The problem - Please retype the data in full and exactly; the pictures are not part of the copy.

Data extract -
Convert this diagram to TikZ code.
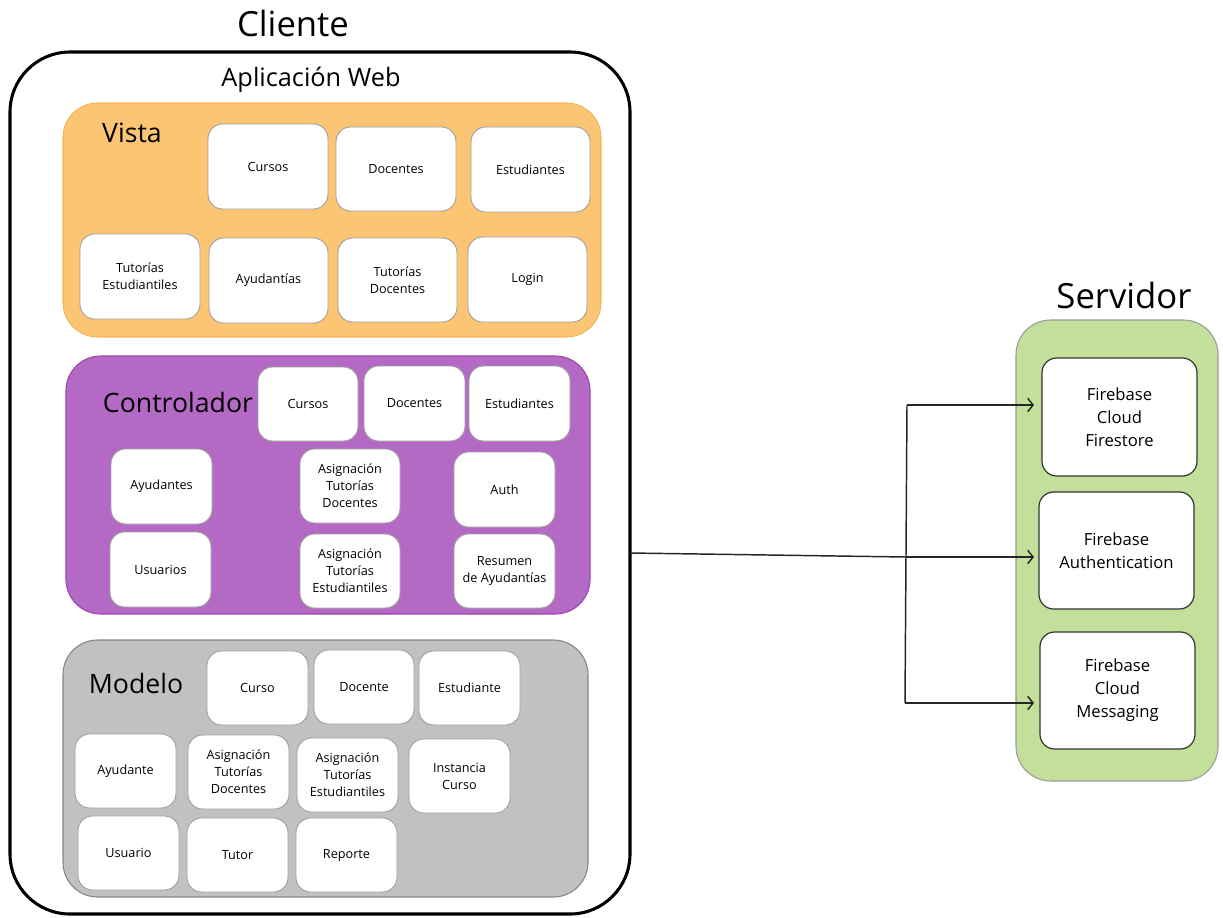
\documentclass[tikz,border=0pt]{standalone}
\usepackage{fontspec}
\setmainfont{Open Sans}
\usetikzlibrary{arrows.meta}
\definecolor{orfill}{HTML}{FCC574}
\definecolor{ordraw}{HTML}{F2B45A}
\definecolor{pufill}{HTML}{B46AC5}
\definecolor{pudraw}{HTML}{9A45AC}
\definecolor{grfill}{HTML}{C1C1C1}
\definecolor{grdraw}{HTML}{858585}
\definecolor{gnfill}{HTML}{C3E09B}
\definecolor{gndraw}{HTML}{9A9A9A}
\definecolor{wbdraw}{HTML}{A0A0A0}
\tikzset{
  wb/.style={draw=wbdraw, fill=white, line width=0.7pt, rounded corners=11pt, inner sep=0pt, align=center, font=\fontsize{9.5}{12.7}\selectfont},
  fb/.style={wb, draw=black!80, line width=0.9pt, font=\fontsize{12.5}{17.2}\selectfont},
  group/.style={line width=0.8pt, rounded corners=26pt},
  conn/.style={line width=1.1pt, black!85},
  arr/.style={conn, -{Straight Barb[length=4pt,width=10pt,line width=1.1pt]}}
}
\newcommand\mybox[7][wb]{%
  \node[#1, minimum width={(#5-#3)*0.75pt}, minimum height={(#6-#4)*0.75pt}] (#2) at ({(#3+#5)/2},{(#4+#6)/2}) {#7};}
\begin{document}
\begin{tikzpicture}[x=0.75pt,y=-0.75pt]
\useasboundingbox (0,0) rectangle (1223,917);
% titles
\node[font=\fontsize{26}{30}\selectfont] (tcli) at (293,24) {Cliente};
\node[font=\fontsize{26}{30}\selectfont] (tser) at (1124,295) {Servidor};
% client
\draw[line width=2.3pt, rounded corners=45pt] (10,52) rectangle (630,914);
\node[minimum width={620*0.75pt}, minimum height={862*0.75pt}] (cliente) at (320,483) {};
\node[font=\fontsize{19}{22}\selectfont] (tapp) at (311,80) {Aplicación Web};
% groups
\draw[group, fill=orfill, draw=ordraw] (63,103) rectangle (601,337);
\draw[group, fill=pufill, draw=pudraw] (66,356) rectangle (590,614);
\draw[group, fill=grfill, draw=grdraw] (63,640) rectangle (588,897);
\draw[group, fill=gnfill, draw=gndraw] (1016,320) rectangle (1218,781);
\node[font=\fontsize{20}{24}\selectfont] (lvista) at (132,133) {Vista};
\node[font=\fontsize{20}{24}\selectfont] (lcontr) at (178,402) {Controlador};
\node[font=\fontsize{20}{24}\selectfont] (lmodel) at (136,683) {Modelo};
% Vista
\mybox{v1}{208}{124}{328}{209}{Cursos}
\mybox{v2}{336}{127}{456}{211}{Docentes}
\mybox{v3}{471}{127}{590}{212}{Estudiantes}
\mybox{v4}{80}{234}{200}{319}{Tutorías\\Estudiantiles}
\mybox{v5}{209}{238}{328}{323}{Ayudantías}
\mybox{v6}{338}{238}{457}{322}{Tutorías\\Docentes}
\mybox{v7}{468}{237}{587}{322}{Login}
% Controlador
\mybox{c1}{258}{367}{358}{441}{Cursos}
\mybox{c2}{364}{366}{465}{441}{Docentes}
\mybox{c3}{469}{366}{570}{441}{Estudiantes}
\mybox{c4}{111}{449}{212}{524}{Ayudantes}
\mybox{c5}{300}{449}{400}{523}{Asignación\\Tutorías\\Docentes}
\mybox{c6}{454}{452}{555}{527}{Auth}
\mybox{c7}{110}{532}{211}{607}{Usuarios}
\mybox{c8}{300}{534}{400}{608}{Asignación\\Tutorías\\Estudiantiles}
\mybox{c9}{454}{534}{555}{608}{Resumen\\de Ayudantías}
% Modelo
\mybox{m1}{207}{651}{308}{725}{Curso}
\mybox{m2}{314}{650}{414}{724}{Docente}
\mybox{m3}{419}{651}{520}{725}{Estudiante}
\mybox{m4}{75}{734}{176}{808}{Ayudante}
\mybox{m5}{188}{735}{289}{809}{Asignación\\Tutorías\\Docentes}
\mybox{m6}{297}{738}{398}{812}{Asignación\\Tutorías\\Estudiantiles}
\mybox{m7}{409}{739}{510}{813}{Instancia\\Curso}
\mybox{m8}{78}{816}{179}{890}{Usuario}
\mybox{m9}{187}{818}{288}{892}{Tutor}
\mybox{m10}{296}{818}{397}{892}{Reporte}
% Servidor
\mybox[fb]{s1}{1042}{358}{1197}{476}{Firebase\\Cloud\\Firestore}
\mybox[fb]{s2}{1039}{492}{1194}{609}{Firebase\\Authentication}
\mybox[fb]{s3}{1040}{632}{1195}{749}{Firebase\\Cloud\\Messaging}
% connectors
\coordinate (src) at (630,553);
\coordinate (j2) at (906,557);
\coordinate (j1) at (907,405);
\coordinate (j3) at (905,703);
\coordinate (t1) at (1034,405);
\coordinate (t2) at (1034,557);
\coordinate (t3) at (1034,703);
\draw[conn] (src) -- (j2);
\draw[conn] (j1) -- (j3);
\draw[arr] (j1) -- (t1);
\draw[arr] (j2) -- (t2);
\draw[arr] (j3) -- (t3);
\end{tikzpicture}
\end{document}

Correct answer -
Convert this diagram to TikZ code.
\documentclass[tikz,border=0pt]{standalone}
\usepackage{fontspec}
\setmainfont{Open Sans}
\usetikzlibrary{arrows.meta}
\definecolor{orfill}{HTML}{FCC574}
\definecolor{ordraw}{HTML}{F2B45A}
\definecolor{pufill}{HTML}{B46AC5}
\definecolor{pudraw}{HTML}{9A45AC}
\definecolor{grfill}{HTML}{C1C1C1}
\definecolor{grdraw}{HTML}{858585}
\definecolor{gnfill}{HTML}{C3E09B}
\definecolor{gndraw}{HTML}{9A9A9A}
\definecolor{wbdraw}{HTML}{A0A0A0}
\tikzset{
  wb/.style={draw=wbdraw, fill=white, line width=0.7pt, rounded corners=11pt, inner sep=0pt, align=center, font=\fontsize{9.5}{12.7}\selectfont},
  fb/.style={wb, draw=black!80, line width=0.9pt, font=\fontsize{12.5}{17.2}\selectfont},
  group/.style={line width=0.8pt, rounded corners=26pt},
  conn/.style={line width=1.1pt, black!85},
  arr/.style={conn, -{Straight Barb[length=4pt,width=10pt,line width=1.1pt]}}
}
\newcommand\mybox[7][wb]{%
  \node[#1, minimum width={(#5-#3)*0.75pt}, minimum height={(#6-#4)*0.75pt}] (#2) at ({(#3+#5)/2},{(#4+#6)/2}) {#7};}
\begin{document}
\begin{tikzpicture}[x=0.75pt,y=-0.75pt]
\useasboundingbox (0,0) rectangle (1223,917);
% titles
\node[font=\fontsize{26}{30}\selectfont] (tcli) at (293,24) {Cliente};
\node[font=\fontsize{26}{30}\selectfont] (tser) at (1124,295) {Servidor};
% client
\draw[line width=2.3pt, rounded corners=45pt] (10,52) rectangle (630,914);
\node[minimum width={620*0.75pt}, minimum height={862*0.75pt}] (cliente) at (320,483) {};
\node[font=\fontsize{19}{22}\selectfont] (tapp) at (311,80) {Aplicación Web};
% groups
\draw[group, fill=orfill, draw=ordraw] (63,103) rectangle (601,337);
\draw[group, fill=pufill, draw=pudraw] (66,356) rectangle (590,614);
\draw[group, fill=grfill, draw=grdraw] (63,640) rectangle (588,897);
\draw[group, fill=gnfill, draw=gndraw] (1016,320) rectangle (1218,781);
\node[font=\fontsize{20}{24}\selectfont] (lvista) at (132,133) {Vista};
\node[font=\fontsize{20}{24}\selectfont] (lcontr) at (178,402) {Controlador};
\node[font=\fontsize{20}{24}\selectfont] (lmodel) at (136,683) {Modelo};
% Vista
\mybox{v1}{208}{124}{328}{209}{Cursos}
\mybox{v2}{336}{127}{456}{211}{Docentes}
\mybox{v3}{471}{127}{590}{212}{Estudiantes}
\mybox{v4}{80}{234}{200}{319}{Tutorías\\Estudiantiles}
\mybox{v5}{209}{238}{328}{323}{Ayudantías}
\mybox{v6}{338}{238}{457}{322}{Tutorías\\Docentes}
\mybox{v7}{468}{237}{587}{322}{Login}
% Controlador
\mybox{c1}{258}{367}{358}{441}{Cursos}
\mybox{c2}{364}{366}{465}{441}{Docentes}
\mybox{c3}{469}{366}{570}{441}{Estudiantes}
\mybox{c4}{111}{449}{212}{524}{Ayudantes}
\mybox{c5}{300}{449}{400}{523}{Asignación\\Tutorías\\Docentes}
\mybox{c6}{454}{452}{555}{527}{Auth}
\mybox{c7}{110}{532}{211}{607}{Usuarios}
\mybox{c8}{300}{534}{400}{608}{Asignación\\Tutorías\\Estudiantiles}
\mybox{c9}{454}{534}{555}{608}{Resumen\\de Ayudantías}
% Modelo
\mybox{m1}{207}{651}{308}{725}{Curso}
\mybox{m2}{314}{650}{414}{724}{Docente}
\mybox{m3}{419}{651}{520}{725}{Estudiante}
\mybox{m4}{75}{734}{176}{808}{Ayudante}
\mybox{m5}{188}{735}{289}{809}{Asignación\\Tutorías\\Docentes}
\mybox{m6}{297}{738}{398}{812}{Asignación\\Tutorías\\Estudiantiles}
\mybox{m7}{409}{739}{510}{813}{Instancia\\Curso}
\mybox{m8}{78}{816}{179}{890}{Usuario}
\mybox{m9}{187}{818}{288}{892}{Tutor}
\mybox{m10}{296}{818}{397}{892}{Reporte}
% Servidor
\mybox[fb]{s1}{1042}{358}{1197}{476}{Firebase\\Cloud\\Firestore}
\mybox[fb]{s2}{1039}{492}{1194}{609}{Firebase\\Authentication}
\mybox[fb]{s3}{1040}{632}{1195}{749}{Firebase\\Cloud\\Messaging}
% connectors
\coordinate (src) at (630,553);
\coordinate (j2) at (906,557);
\coordinate (j1) at (907,405);
\coordinate (j3) at (905,703);
\coordinate (t1) at (1034,405);
\coordinate (t2) at (1034,557);
\coordinate (t3) at (1034,703);
\draw[conn] (src) -- (j2);
\draw[conn] (j1) -- (j3);
\draw[arr] (j1) -- (t1);
\draw[arr] (j2) -- (t2);
\draw[arr] (j3) -- (t3);
\end{tikzpicture}
\end{document}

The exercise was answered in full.